Voltou a moda o assunto desglobalização, mas essa possibilidade é bem distante. É bem mais provável uma reorganização dos fluxos comerciais, criando novos personagens geopolíticos relevantes.
O comércio global sofreu grandes golpes em 2022. Os fluxos de commodities da Rússia para a Europa encolheram. Os bloqueios na China continuaram a interromper as cadeias de suprimentos. O governo Biden lançou enormes subsídios para a fabricação de semicondutores e baterias de veículos elétricos nos Estados Unidos – setor agora dominado pela Ásia. Após problemas em Zhengzhou, na China, a Apple acelerou os planos para diversificar a fabricação do iPhone fora do país.
O ex-presidente Donald Trump desencadeou uma onda anterior de conversas sobre a desglobalização em 2018 com tarifas sobre produtos chineses. Até agora, eles tiveram o efeito de aumentar as importações dos EUA de países do Sudeste Asiático, como Vietnã, Indonésia e Tailândia, às custas da China, em vez de reduzir as importações em geral.
Da mesma forma, a guerra na Ucrânia redesenhou o mapa energético global – redirecionando as exportações russas de energia para a China e a Índia e as importações europeias dos EUA e do Oriente Médio – sem aumentar a autossuficiência da Europa.
O continente quer mudar a situação construindo energias renováveis, mas esse é um plano de longo prazo que, ironicamente, provavelmente aumentará as importações de commodities não energéticas, como o cobre. Notavelmente, os projetos de parques eólicos são atualmente retidos por cadeias de suprimentos globais emaranhadas, bem como por gargalos locais de licenciamento.
Faz sentido que a globalização não possa retornar ao que era antes com facilidade. O retorno da inflação desde a pandemia serviu como um lembrete de que os consumidores não aceitam facilmente o custo de maiores atritos comerciais. Os subsídios podem fazer a diferença em alguns setores politicamente sensíveis, como microchips e baterias. Mas mesmo lá, novas rotas comerciais serão abertas ou as existentes aumentarão para substituir as ameaçadas. Por exemplo, novas fábricas de baterias nos EUA precisarão de grandes quantidades de insumos de centros de mineração como Austrália, Chile e Canadá.
Outro grande vencedor na guerra comercial EUA-China pode ser o México. Tem salários mais baixos do que a China, um setor manufatureiro estabelecido ancorado na indústria automotiva e a posição geográfica perfeita para atender o mercado norte-americano – principalmente desde o surgimento da videoconferência, que aumentou a importância de estar no mesmo fuso horário.
Analistas do Bank of America já veem algumas evidências de que isso está acontecendo, com as importações americanas de produtos manufaturados mexicanos cerca de 60% maiores do que antes da pandemia em outubro.

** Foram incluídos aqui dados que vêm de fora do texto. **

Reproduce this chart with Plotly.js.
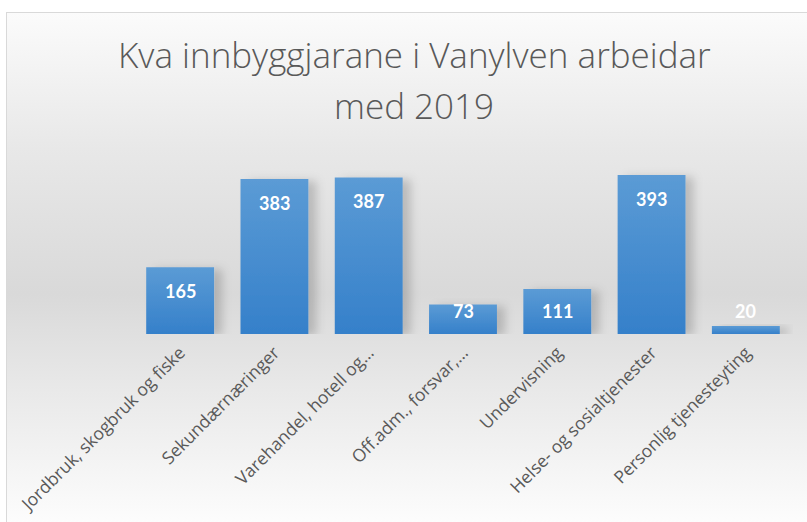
<!DOCTYPE html>
<html>
<head>
<meta charset="utf-8">
<script src="https://cdn.plot.ly/plotly-3.0.1.min.js"></script>
<style>
  html, body { margin:0; padding:0; width:807px; height:522px; overflow:hidden; background:#ffffff; }
  #frame { position:absolute; left:6px; top:12px; width:840px; height:540px; border:1px solid #d9d9d9;
    background: linear-gradient(to bottom, #fbfbfb 0%, #e8e8e8 25%, #d9d9d9 52%, #e9e9e9 70%, #fdfdfd 95%, #ffffff 100%); }
  #chart { position:absolute; left:0; top:0; width:807px; height:522px; }
</style>
</head>
<body>
<div id="frame"></div>
<div id="chart"></div>
<script>
const categories = [
  "Jordbruk, skogbruk og fiske",
  "Sekundærnæringer",
  "Varehandel, hotell og…",
  "Off.adm., forsvar,…",
  "Undervisning",
  "Helse- og sosialtjenester",
  "Personlig tjenesteyting"
];
const values = [165, 383, 387, 73, 111, 393, 20];
const titleLines = ["Kva innbyggjarane i Vanylven arbeidar", "med 2019"];

const W = 807, H = 522;
const margin = {l:133, r:14, t:152, b:188};
const yMax = 450;
const plotH = H - margin.t - margin.b;
const plotW = W - margin.l - margin.r;
const pxPerUnit = plotH / yMax;
const labelDrop = 24, labelFloor = 23; // px

const annotations = values.map((v, i) => ({
  x: categories[i],
  y: Math.max(v - labelDrop / pxPerUnit, labelFloor / pxPerUnit),
  xref: 'x', yref: 'y',
  text: String(v),
  showarrow: false,
  xanchor: 'center', yanchor: 'middle',
  font: {family: 'Lato, sans-serif', size: 18, color: '#ffffff', weight: 700}
}));

// title lines (Excel-like line spacing)
const titleCenterX = 414, titleLineY = [55, 105];
titleLines.forEach((t, i) => {
  annotations.push({
    xref: 'paper', yref: 'paper',
    x: (titleCenterX - margin.l) / plotW,
    y: (H - margin.b - titleLineY[i]) / plotH,
    xanchor: 'center', yanchor: 'middle',
    text: t, showarrow: false,
    font: {family: '"Open Sans", sans-serif', size: 35, color: '#595959', weight: 300}
  });
});

const trace = {
  type: 'bar',
  x: categories,
  y: values,
  marker: {color: '#4a8fd2', line: {width: 0}},
  hoverinfo: 'none'
};

const layout = {
  width: W, height: H,
  margin: margin,
  paper_bgcolor: 'rgba(0,0,0,0)',
  plot_bgcolor: 'rgba(0,0,0,0)',
  bargap: 0.28,
  showlegend: false,
  xaxis: {
    tickangle: -45,
    tickfont: {family: '"Open Sans", sans-serif', size: 17.5, color: '#595959'},
    ticklabelstandoff: 4,
    showline: false, ticks: '', showgrid: false, zeroline: false,
    automargin: false
  },
  yaxis: {
    range: [0, yMax], visible: false, showgrid: false, zeroline: false
  },
  annotations: annotations
};

Plotly.newPlot('chart', [trace], layout, {staticPlot: true, displayModeBar: false}).then(gd => {
  const svg = gd.querySelector('svg.main-svg');
  const ns = 'http://www.w3.org/2000/svg';
  const defs = document.createElementNS(ns, 'defs');
  const grad = document.createElementNS(ns, 'linearGradient');
  grad.setAttribute('id', 'barGrad');
  grad.setAttribute('x1', '0'); grad.setAttribute('y1', '0');
  grad.setAttribute('x2', '0'); grad.setAttribute('y2', '1');
  [['0%', '#5b9bd5'], ['100%', '#3580ca']].forEach(([o, c]) => {
    const s = document.createElementNS(ns, 'stop');
    s.setAttribute('offset', o); s.setAttribute('stop-color', c);
    grad.appendChild(s);
  });
  defs.appendChild(grad);
  const filt = document.createElementNS(ns, 'filter');
  filt.setAttribute('id', 'barShadow');
  filt.setAttribute('x', '-20%'); filt.setAttribute('y', '-20%');
  filt.setAttribute('width', '160%'); filt.setAttribute('height', '140%');
  const ds = document.createElementNS(ns, 'feDropShadow');
  ds.setAttribute('dx', '8'); ds.setAttribute('dy', '2');
  ds.setAttribute('stdDeviation', '5');
  ds.setAttribute('flood-color', '#000'); ds.setAttribute('flood-opacity', '0.18');
  filt.appendChild(ds);
  defs.appendChild(filt);
  svg.insertBefore(defs, svg.firstChild);
  gd.querySelectorAll('.bars .point path').forEach(p => {
    p.style.fill = 'url(#barGrad)';
    p.style.filter = 'url(#barShadow)';
  });
});
</script>
</body>
</html>
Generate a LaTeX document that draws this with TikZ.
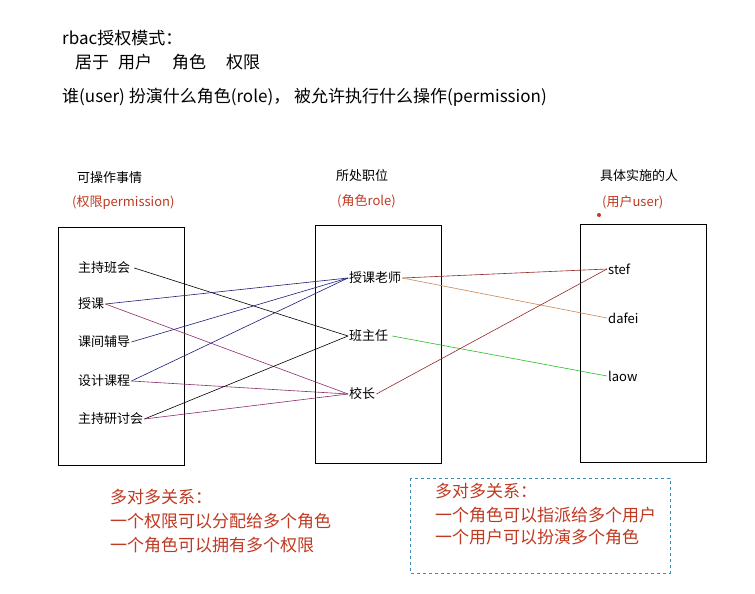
\documentclass[tikz,border=0pt]{standalone}
\usepackage{fontspec}
\setmainfont{Noto Sans CJK SC}
\definecolor{notered}{RGB}{192,57,33}
\definecolor{linknavy}{RGB}{30,30,120}
\definecolor{linkpurple}{RGB}{140,45,110}
\definecolor{linkred}{RGB}{150,40,40}
\definecolor{linkorange}{RGB}{205,135,80}
\definecolor{linkgreen}{RGB}{40,190,40}
\definecolor{frameblue}{RGB}{60,140,190}
\tikzset{
  item/.style={anchor=west,inner sep=1pt,font=\fontsize{13}{13}\selectfont},
  head/.style={anchor=west,inner sep=0pt,font=\fontsize{13}{13}\selectfont},
  note/.style={anchor=west,inner sep=0pt,text=notered,font=\fontsize{17}{17}\selectfont},
  title/.style={anchor=west,inner sep=0pt,font=\fontsize{17}{17}\selectfont},
  column/.style={draw,line width=0.6pt},
  link/.style={line width=0.6pt},
}
\begin{document}
\begin{tikzpicture}[x=1pt,y=-1pt]
\useasboundingbox (0,0) rectangle (755,594);
\fill[white] (0,0) rectangle (755,594);

\node (title) at (62,38) [title] {rbac授权模式：};
\node (words) at (75,62) [title] {居于\hspace{9pt}用户\hspace{20pt}角色\hspace{20pt}权限};
\node (who) at (62,97) [title] {谁(user) 扮演什么角色(role)， 被允许执行什么操作(permission)};

% the three columns
\draw[column] (58,227) rectangle (184,465);
\draw[column] (315,225) rectangle (441,463);
\draw[column] (580,224) rectangle (706,462);

\node (permhead) at (77,178) [head] {可操作事情};
\node (permtag) at (72,203) [head,text=notered] {(权限permission)};
\node (rolehead) at (336,176) [head] {所处职位};
\node (roletag) at (337,201) [head,text=notered] {(角色role)};
\node (userhead) at (600,176) [head] {具体实施的人};
\node (usertag) at (602,202) [head,text=notered] {(用户user)};
\fill[notered] (599,215) circle (2);

% permissions
\node (meeting) at (77,268) [item] {主持班会~~};
\node (teach) at (77,304) [item] {授课};
\node (tutor) at (77,342) [item] {课间辅导};
\node (design) at (77,381) [item] {设计课程};
\node (seminar) at (77,419) [item] {主持研讨会};

% roles
\node (teacher) at (348,278) [item] {授课老师};
\node (head) at (348,336) [item] {班主任~~};
\node (principal) at (348,394) [item] {校长};

% users
\node (stef) at (607,269) [item] {stef};
\node (dafei) at (607,318) [item] {dafei};
\node (laow) at (607,376) [item] {laow};

\draw[link] (meeting.east) -- (head.west);
\draw[link,linknavy] (teach.east) -- (teacher.west);
\draw[link,linkpurple] (teach.east) -- (principal.west);
\draw[link,linknavy] (tutor.east) -- (teacher.west);
\draw[link,linknavy] (design.east) -- (teacher.west);
\draw[link,linkpurple] (design.east) -- (principal.west);
\draw[link] (seminar.east) -- (head.west);
\draw[link,linkpurple] (seminar.east) -- (principal.west);

\draw[link,linkred] (teacher.east) -- (stef.west);
\draw[link,linkorange] (teacher.east) -- (dafei.west);
\draw[link,linkgreen] (head.east) -- (laow.west);
\draw[link,linkred] (principal.east) -- (stef.west);

% many-to-many notes
\node (leftnote) at (110,497) [note] {多对多关系：};
\node (leftone) at (110,521) [note] {一个权限可以分配给多个角色};
\node (lefttwo) at (110,545) [note] {一个角色可以拥有多个权限};

\draw[frameblue,dashed] (410,478) rectangle (670,573);
\node (rightnote) at (435,491) [note] {多对多关系：};
\node (rightone) at (435,515) [note] {一个角色可以指派给多个用户};
\node (righttwo) at (435,537) [note] {一个用户可以扮演多个角色};
\end{tikzpicture}
\end{document}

Curiosamente, o México ganhou participação nas importações dos EUA em alguns setores industriais de baixa tecnologia, como plásticos e têxteis, enquanto a China perdeu participação.

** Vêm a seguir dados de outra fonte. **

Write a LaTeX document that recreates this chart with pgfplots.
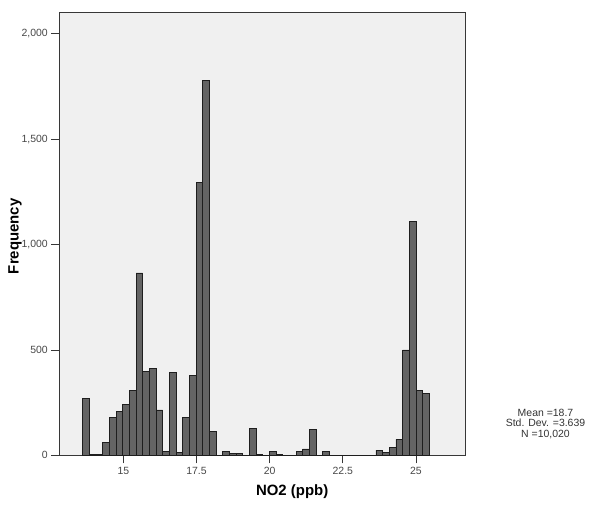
\documentclass[border=0pt]{standalone}
\usepackage{pgfplots}
\pgfplotsset{compat=1.18}
\usepackage{fontspec}
\setmainfont{Liberation Sans}
\definecolor{plotbg}{RGB}{240,240,240}
\definecolor{barfill}{RGB}{100,100,100}
\definecolor{baredge}{RGB}{30,30,30}
\definecolor{framecol}{RGB}{55,55,55}
\begin{document}
\begin{tikzpicture}[x=1bp,y=1bp]
\useasboundingbox (0,0) rectangle (600,-509);
\begin{axis}[
    at={(59.3bp,-455.3bp)}, anchor=south west,
    scale only axis, width=406.4bp, height=442.6bp,
    xmin=12.81, xmax=26.70, ymin=0, ymax=2100,
    axis background/.style={fill=plotbg},
    axis line style={framecol, line width=0.8bp},
    tick align=outside, tick pos=left,
    major tick length=8bp,
    tick style={framecol, line width=0.8bp},
    xtick={15,17.5,20,22.5,25},
    ytick={0,500,1000,1500,2000},
    scaled y ticks=false,
    /pgf/number format/assume math mode=true,
    /pgf/number format/1000 sep={,},
    tick label style={font=\fontsize{10.5}{12}\selectfont, text=black!72},
    xlabel={NO2 (ppb)},
    ylabel={Frequency},
    xlabel style={at={(axis description cs:0.573,-0.083)}, anchor=center, font=\bfseries\fontsize{15}{18}\selectfont},
    ylabel style={at={(axis description cs:-0.109,0.495)}, anchor=center, font=\bfseries\fontsize{15}{18}\selectfont},
]
\addplot[ybar interval, fill=barfill, draw=baredge, line width=0.7bp] coordinates {
(13.610,268) (13.838,5) (14.066,5) (14.293,60) (14.521,178) (14.749,209)
(14.977,242) (15.205,307) (15.432,865) (15.660,400) (15.888,413) (16.116,215)
(16.344,20) (16.571,395) (16.799,12) (17.027,180) (17.255,378) (17.483,1295)
(17.710,1780) (17.938,112) (18.166,0) (18.394,17) (18.622,9) (18.849,8)
(19.077,0) (19.305,128) (19.533,5) (19.761,0) (19.988,19) (20.216,3)
(20.444,0) (20.672,0) (20.900,17) (21.127,30) (21.355,122) (21.583,0)
(21.811,17) (22.039,0) (22.266,0) (22.494,0) (22.722,0) (22.950,0)
(23.178,0) (23.405,0) (23.633,25) (23.861,12) (24.089,36) (24.317,76)
(24.544,500) (24.772,1110) (25.000,307) (25.228,293) (25.456,293)
};
\end{axis}
\node[align=center, font=\fontsize{10.5}{10.5}\selectfont, text=black!80] at (545.5,-424) {Mean =18.7\\Std. Dev. =3.639\\N =10,020};
\end{tikzpicture}
\end{document}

O problema é que os países que procuram substituir a China no abastecimento dos EUA podem precisar investir muito. A ascensão da China não foi toda sobre mão de obra barata. Bob Koopman, professor sênior da American University e ex-economista-chefe da Organização Mundial do Comércio, aponta que a infraestrutura moderna foi um grande fator para incentivar empresas globais a usar o país como um centro de manufatura.
A política local também desempenhará um papel importante. O novo governo de esquerda do Chile propôs neste verão um aumento dramático nos royalties da mineração antes de estabelecer em outubro um plano mais favorável ao investimento. A disputa do México com os EUA e o Canadá sobre sua política energética, que as empresas ao norte da fronteira acreditam que as coloca em desvantagem, destaca o risco de não capitalizar a oportunidade atual de “nearshoring”.
Mesmo os países mais bem posicionados para aproveitar as mudanças potencialmente sísmicas de hoje no comércio global precisarão trabalhar nisso.